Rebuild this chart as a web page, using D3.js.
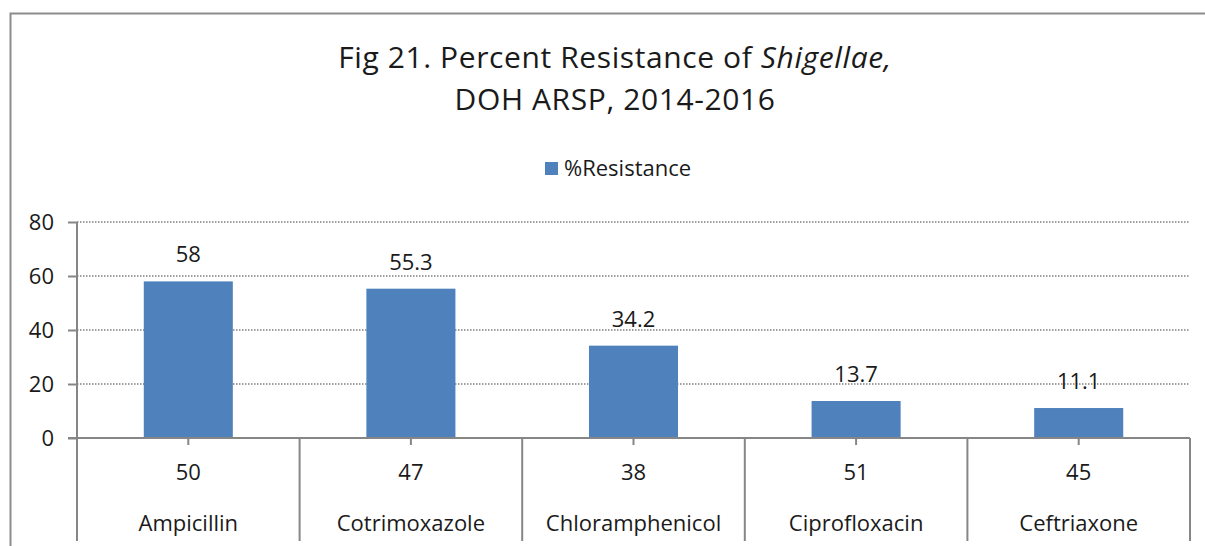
<!DOCTYPE html>
<html>
<head>
<meta charset="utf-8">
<script src="https://cdn.jsdelivr.net/npm/d3@7"></script>
<style>
  body { margin: 0; background: #fff; }
  text { font-family: "Open Sans", Lato, sans-serif; fill: #1a1a1a; }
</style>
</head>
<body>
<div id="chart"></div>
<script>
var drugs = ["Ampicillin", "Cotrimoxazole", "Chloramphenicol", "Ciprofloxacin", "Ceftriaxone"];
var counts = [50, 47, 38, 51, 45];
var resistance = [58, 55.3, 34.2, 13.7, 11.1];
var yTicks = [0, 20, 40, 60, 80];

var width = 1205, height = 546;
var margin = {top: 222, left: 77, right: 15, bottom: 108};

var svg = d3.select("#chart").append("svg")
    .attr("width", width)
    .attr("height", height);

// outer chart frame
svg.append("rect")
    .attr("x", 10.5).attr("y", 13.5)
    .attr("width", 1300).attr("height", 700)
    .attr("fill", "none")
    .attr("stroke", "#8c8c8c")
    .attr("stroke-width", 2);

var x = d3.scaleBand()
    .domain(drugs)
    .range([margin.left, width - margin.right])
    .padding(0);

var y = d3.scaleLinear()
    .domain([0, 80])
    .range([height - margin.bottom, margin.top]);

var y0 = y(0);

// title
var title = svg.append("text")
    .attr("x", 615).attr("y", 68)
    .attr("text-anchor", "middle")
    .style("font-size", "30px")
    .style("letter-spacing", "0.6px");
title.append("tspan").text("Fig 21. Percent Resistance of ");
title.append("tspan").style("font-style", "italic").text("Shigellae,");
svg.append("text")
    .attr("x", 615).attr("y", 110)
    .attr("text-anchor", "middle")
    .style("font-size", "30px")
    .style("letter-spacing", "0.6px")
    .text("DOH ARSP, 2014-2016");

// legend
svg.append("rect")
    .attr("x", 545).attr("y", 162)
    .attr("width", 13).attr("height", 13)
    .attr("fill", "#4f81bd");
svg.append("text")
    .attr("x", 564).attr("y", 176)
    .style("font-size", "22px")
    .text("%Resistance");

// gridlines
svg.append("g")
  .selectAll("line")
  .data(yTicks.filter(function(d) { return d > 0; }))
  .join("line")
    .attr("x1", margin.left).attr("x2", x.range()[1])
    .attr("y1", function(d) { return y(d); })
    .attr("y2", function(d) { return y(d); })
    .attr("stroke", "#808080")
    .attr("stroke-width", 1.5)
    .attr("stroke-dasharray", "1.5,1.5");

// y axis
var yAxis = svg.append("g")
    .attr("transform", "translate(" + margin.left + ",0)")
    .call(d3.axisLeft(y).tickValues(yTicks).tickSize(9).tickPadding(14));
yAxis.select(".domain").remove();
yAxis.selectAll(".tick line").attr("stroke", "#868686").attr("stroke-width", 2);
yAxis.selectAll(".tick text")
    .style("font-size", "22px")
    .style("font-family", "'Open Sans', sans-serif")
    .attr("fill", "#1a1a1a");

svg.append("line")
    .attr("x1", margin.left).attr("x2", margin.left)
    .attr("y1", y(80)).attr("y2", 541)
    .attr("stroke", "#868686").attr("stroke-width", 2);

// bars
var bw = x.bandwidth() * 0.4;
svg.append("g")
  .selectAll("rect")
  .data(resistance)
  .join("rect")
    .attr("x", function(d, i) { return x(drugs[i]) + (x.bandwidth() - bw) / 2; })
    .attr("y", function(d) { return y(d); })
    .attr("width", bw)
    .attr("height", function(d) { return y0 - y(d); })
    .attr("fill", "#4f81bd");

// data labels
svg.append("g")
  .selectAll("text")
  .data(resistance)
  .join("text")
    .attr("x", function(d, i) { return x(drugs[i]) + x.bandwidth() / 2; })
    .attr("y", function(d) { return y(d) - 19; })
    .attr("text-anchor", "middle")
    .style("font-size", "22px")
    .text(function(d) { return d; });

// category axis baseline
svg.append("line")
    .attr("x1", margin.left - 9).attr("x2", x.range()[1])
    .attr("y1", y0).attr("y2", y0)
    .attr("stroke", "#868686").attr("stroke-width", 2);

// group separators
svg.append("g")
  .selectAll("line")
  .data(drugs)
  .join("line")
    .attr("x1", function(d) { return x(d) + x.step(); })
    .attr("x2", function(d) { return x(d) + x.step(); })
    .attr("y1", y0).attr("y2", 541)
    .attr("stroke", "#868686").attr("stroke-width", 2);

// center ticks
svg.append("g")
  .selectAll("line")
  .data(drugs)
  .join("line")
    .attr("x1", function(d) { return x(d) + x.bandwidth() / 2; })
    .attr("x2", function(d) { return x(d) + x.bandwidth() / 2; })
    .attr("y1", y0).attr("y2", y0 + 7)
    .attr("stroke", "#868686").attr("stroke-width", 2);

// count row
svg.append("g")
  .selectAll("text")
  .data(counts)
  .join("text")
    .attr("x", function(d, i) { return x(drugs[i]) + x.bandwidth() / 2; })
    .attr("y", 480)
    .attr("text-anchor", "middle")
    .style("font-size", "22px")
    .text(function(d) { return d; });

// drug row
svg.append("g")
  .selectAll("text")
  .data(drugs)
  .join("text")
    .attr("x", function(d) { return x(d) + x.bandwidth() / 2; })
    .attr("y", 531)
    .attr("text-anchor", "middle")
    .style("font-size", "22px")
    .text(function(d) { return d; });
</script>
</body>
</html>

(Task to carry out) Reproduce every line of the material precisely, omitting its pictures.

(Task output)
Rebuild this chart as a web page, using D3.js.
<!DOCTYPE html>
<html>
<head>
<meta charset="utf-8">
<script src="https://cdn.jsdelivr.net/npm/d3@7"></script>
<style>
  body { margin: 0; background: #fff; }
  text { font-family: "Open Sans", Lato, sans-serif; fill: #1a1a1a; }
</style>
</head>
<body>
<div id="chart"></div>
<script>
var drugs = ["Ampicillin", "Cotrimoxazole", "Chloramphenicol", "Ciprofloxacin", "Ceftriaxone"];
var counts = [50, 47, 38, 51, 45];
var resistance = [58, 55.3, 34.2, 13.7, 11.1];
var yTicks = [0, 20, 40, 60, 80];

var width = 1205, height = 546;
var margin = {top: 222, left: 77, right: 15, bottom: 108};

var svg = d3.select("#chart").append("svg")
    .attr("width", width)
    .attr("height", height);

// outer chart frame
svg.append("rect")
    .attr("x", 10.5).attr("y", 13.5)
    .attr("width", 1300).attr("height", 700)
    .attr("fill", "none")
    .attr("stroke", "#8c8c8c")
    .attr("stroke-width", 2);

var x = d3.scaleBand()
    .domain(drugs)
    .range([margin.left, width - margin.right])
    .padding(0);

var y = d3.scaleLinear()
    .domain([0, 80])
    .range([height - margin.bottom, margin.top]);

var y0 = y(0);

// title
var title = svg.append("text")
    .attr("x", 615).attr("y", 68)
    .attr("text-anchor", "middle")
    .style("font-size", "30px")
    .style("letter-spacing", "0.6px");
title.append("tspan").text("Fig 21. Percent Resistance of ");
title.append("tspan").style("font-style", "italic").text("Shigellae,");
svg.append("text")
    .attr("x", 615).attr("y", 110)
    .attr("text-anchor", "middle")
    .style("font-size", "30px")
    .style("letter-spacing", "0.6px")
    .text("DOH ARSP, 2014-2016");

// legend
svg.append("rect")
    .attr("x", 545).attr("y", 162)
    .attr("width", 13).attr("height", 13)
    .attr("fill", "#4f81bd");
svg.append("text")
    .attr("x", 564).attr("y", 176)
    .style("font-size", "22px")
    .text("%Resistance");

// gridlines
svg.append("g")
  .selectAll("line")
  .data(yTicks.filter(function(d) { return d > 0; }))
  .join("line")
    .attr("x1", margin.left).attr("x2", x.range()[1])
    .attr("y1", function(d) { return y(d); })
    .attr("y2", function(d) { return y(d); })
    .attr("stroke", "#808080")
    .attr("stroke-width", 1.5)
    .attr("stroke-dasharray", "1.5,1.5");

// y axis
var yAxis = svg.append("g")
    .attr("transform", "translate(" + margin.left + ",0)")
    .call(d3.axisLeft(y).tickValues(yTicks).tickSize(9).tickPadding(14));
yAxis.select(".domain").remove();
yAxis.selectAll(".tick line").attr("stroke", "#868686").attr("stroke-width", 2);
yAxis.selectAll(".tick text")
    .style("font-size", "22px")
    .style("font-family", "'Open Sans', sans-serif")
    .attr("fill", "#1a1a1a");

svg.append("line")
    .attr("x1", margin.left).attr("x2", margin.left)
    .attr("y1", y(80)).attr("y2", 541)
    .attr("stroke", "#868686").attr("stroke-width", 2);

// bars
var bw = x.bandwidth() * 0.4;
svg.append("g")
  .selectAll("rect")
  .data(resistance)
  .join("rect")
    .attr("x", function(d, i) { return x(drugs[i]) + (x.bandwidth() - bw) / 2; })
    .attr("y", function(d) { return y(d); })
    .attr("width", bw)
    .attr("height", function(d) { return y0 - y(d); })
    .attr("fill", "#4f81bd");

// data labels
svg.append("g")
  .selectAll("text")
  .data(resistance)
  .join("text")
    .attr("x", function(d, i) { return x(drugs[i]) + x.bandwidth() / 2; })
    .attr("y", function(d) { return y(d) - 19; })
    .attr("text-anchor", "middle")
    .style("font-size", "22px")
    .text(function(d) { return d; });

// category axis baseline
svg.append("line")
    .attr("x1", margin.left - 9).attr("x2", x.range()[1])
    .attr("y1", y0).attr("y2", y0)
    .attr("stroke", "#868686").attr("stroke-width", 2);

// group separators
svg.append("g")
  .selectAll("line")
  .data(drugs)
  .join("line")
    .attr("x1", function(d) { return x(d) + x.step(); })
    .attr("x2", function(d) { return x(d) + x.step(); })
    .attr("y1", y0).attr("y2", 541)
    .attr("stroke", "#868686").attr("stroke-width", 2);

// center ticks
svg.append("g")
  .selectAll("line")
  .data(drugs)
  .join("line")
    .attr("x1", function(d) { return x(d) + x.bandwidth() / 2; })
    .attr("x2", function(d) { return x(d) + x.bandwidth() / 2; })
    .attr("y1", y0).attr("y2", y0 + 7)
    .attr("stroke", "#868686").attr("stroke-width", 2);

// count row
svg.append("g")
  .selectAll("text")
  .data(counts)
  .join("text")
    .attr("x", function(d, i) { return x(drugs[i]) + x.bandwidth() / 2; })
    .attr("y", 480)
    .attr("text-anchor", "middle")
    .style("font-size", "22px")
    .text(function(d) { return d; });

// drug row
svg.append("g")
  .selectAll("text")
  .data(drugs)
  .join("text")
    .attr("x", function(d) { return x(d) + x.bandwidth() / 2; })
    .attr("y", 531)
    .attr("text-anchor", "middle")
    .style("font-size", "22px")
    .text(function(d) { return d; });
</script>
</body>
</html>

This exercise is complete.